L’auteur de ces lignes a 47 ans. Il est français et il est juif. Pendant des décennies, cette double identité ne lui pesait pas le moins du monde. Il la portait avec une discrétion que la conscience de l’histoire teintait d’une humble fierté.

Depuis dix-huit mois, tout a changé. Cet aveu me coûte : il me faut surmonter une certaine crainte pour publier cette tribune. Celle de l’isolement ; celle d’être ramené à une condition dont j’aurais préféré ne pas avoir à me justifier. C’est d’abord de cette crainte que je veux faire état. Car le simple fait qu’elle soit irrépressible dit beaucoup de notre pays et de ses dérives.

« C’est pas facile d’être juif » : que s’est-il passé pour que ces mots de Charles Péguy, écrits en 1910 dans Notre jeunesse, puissent s’appliquer à la France de 2025 ? L’antisémitisme s’est installé dans l’air du temps. Il est là, chaque jour, comme inconscient de lui-même. Il ne surgit plus seulement à l’occasion d’un de ces accidents qu’une société vigilante savait naguère reconnaître et sanctionner – comme en 2014, lorsque l’on avait pu arrêter les spectacles dans lesquels Dieudonné outrageait les juifs et, en mêlant la vulgarité à l’abjection, se moquait de leurs martyres passés et de leurs angoisses présentes. Aujourd’hui, les petits Dieudonné prospèrent par milliers, de l’Assemblée nationale aux chaires d’université. Leur haine tranquille devient une pensée dominante.

Les mots ont perdu leur sens

Ce naufrage, comme toutes les faillites morales, a commencé par une affaire de vocabulaire. Les mots ont perdu leur sens. En particulier deux d’entre eux, dont l’usage déréglé a beaucoup contribué à heurter la conscience juive en France : le mot « génocide » et le mot « sioniste ».

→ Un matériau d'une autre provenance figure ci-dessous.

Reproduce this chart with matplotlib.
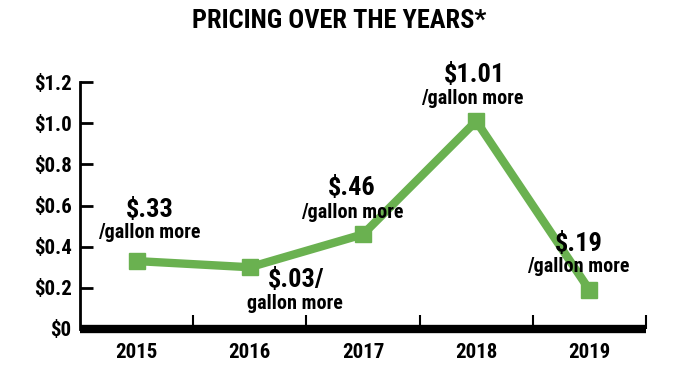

« Génocide » : ce n’est pas à propos, par exemple, de la guerre soudanaise de 2023, de ses dizaines de milliers de morts et de ses millions de déplacés, que ce terme s’est installé dans l’opinion. Non, il a été soigneusement retourné, avec une forme de raffinement dans la perversité, contre le pays qui fut conçu pour servir de refuge aux survivants de l’extermination des trois quarts des juifs d’Europe. Et il a été martelé jusqu’à ce qu’advienne l’offense absolue, celle qui nazifie le nom d’Israël. Les juifs, qui sont, dans leur cœur et dans leur chair, des orphelins de la Shoah, se retrouvent grimés en héritiers de leurs bourreaux. C’est un poignard qui s’enfonce, jour après jour, dans la mémoire juive blessée.